Good point, figured the AG’s office, and ordered the records withheld entirely on May 30. The Supreme Court has struggled for decades to determine any clear boundaries to constitutional privacy — owing to the fact that they sort of invented it — but Abbott can see a bright red line that others missed. On one side are law school applicants in groups of 21 or fewer; on the other, groups of up to 127.
The other thing that changed between May 7 and May 30 is that I started publishing the results of months of investigation into the admissions scandal, which got plenty of attention.
The question that interests me isn’t whether Abbott interpreted the law correctly. He didn’t. The Texas Supreme Court has already ruled that lower courts — and the Attorney General, implicitly, who ranks even lower in these matters — must favor disclosure unless there’s a specific reason not to. In a case called Industrial Foundation v. Texas Industrial Accident Board, the court ruled, “we do not believe that a court is free to balance the public’s interest in disclosure against the harm resulting to an individual by reason of such disclosure. This policy determination was made by the Legislature when it enacted the statute. ‘All information collected, assembled, or maintained by governmental bodies’ is subject to disclosure unless specifically excepted.”

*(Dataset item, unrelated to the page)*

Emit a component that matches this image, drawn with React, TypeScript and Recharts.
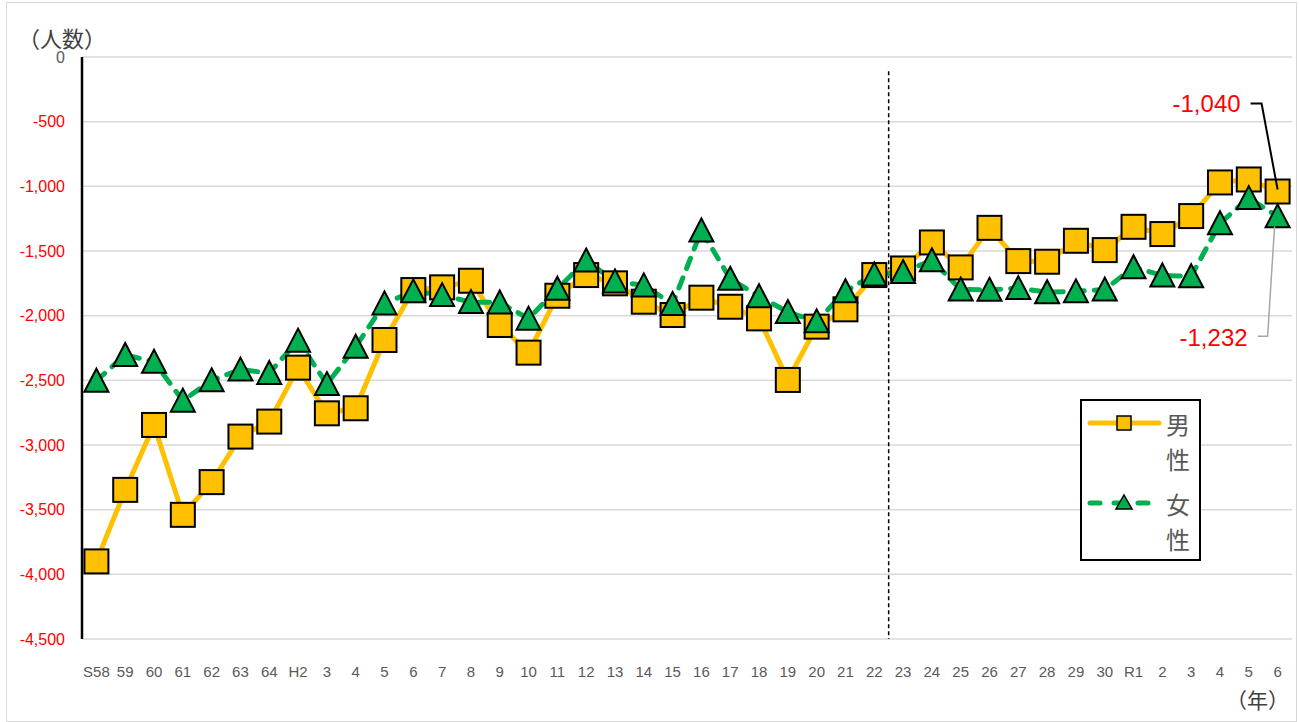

Coming up with a brand-new interpretation of a dubious, implied, general constitutional principle that everyone else thinks is about abortion and calling it a specific exception to the Texas Public Information Act relating to LSAT scores is perilously close to outright lawlessness. And we didn’t even get into the fact that constitutional privacy doesn’t even apply to information “when a legitimate public interest in information exists,” as the Attorney General’s office acknowledged in 1987. In other words, if there’s a public policy issue involved, the whole question of privacy is moot.

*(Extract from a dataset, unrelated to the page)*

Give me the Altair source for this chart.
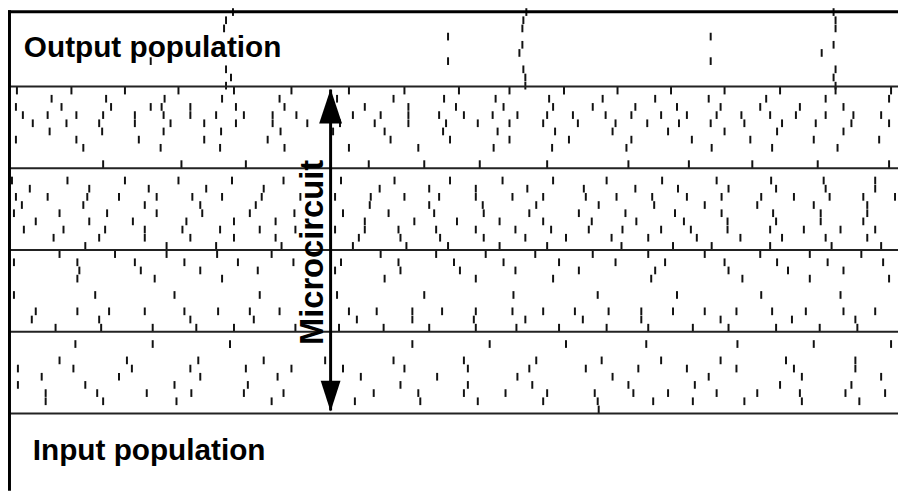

For Abbott’s opinion to be legit, not only would Roe v. Wade have to apply to LSAT scores, he’d also have to determine that the whole Wallace Hall impeachment/Bill Powers resignation/admissions scandal story was of no legitimate public interest.
The question that interests me is the common sense one: Was I intruding on anyone’s privacy by asking for these records? Some folks certainly thought so. There’s a concept in state law called common-law privacy — which Abbott didn’t invoke here — that might address the concerns of folks who think there’s just something wrong about me getting those records.
The Texas Supreme Court set a very wise standard that acknowledges there are times when otherwise private facts are very much of public interest. So the standard has two prongs: for information to be kept private even though it’s not specifically made private by law its disclosure must be “highly objectionable to a reasonable person” and “of no legitimate concern to the public.”
In this case, an admissions scandal at UT is clearly of legitimate concern, but is disclosing somebody’s LSAT score the sort of “highly intimate or embarrassing facts about a person’s private affairs” that isn’t permissible absent a public interest? In this very specific case, I’d say no, for one simple reason: revealing that somebody is awesome is not the same as embarrassing them.
Considering that the 25th percentile LSAT score for UT Law students is a 163, which is in the 89th percentile nationwide, almost all UT law students have scores that are outstanding, not embarrassing. The only people who should be embarrassed are the ones who didn’t deserve to get in.
And that was sort of the whole point.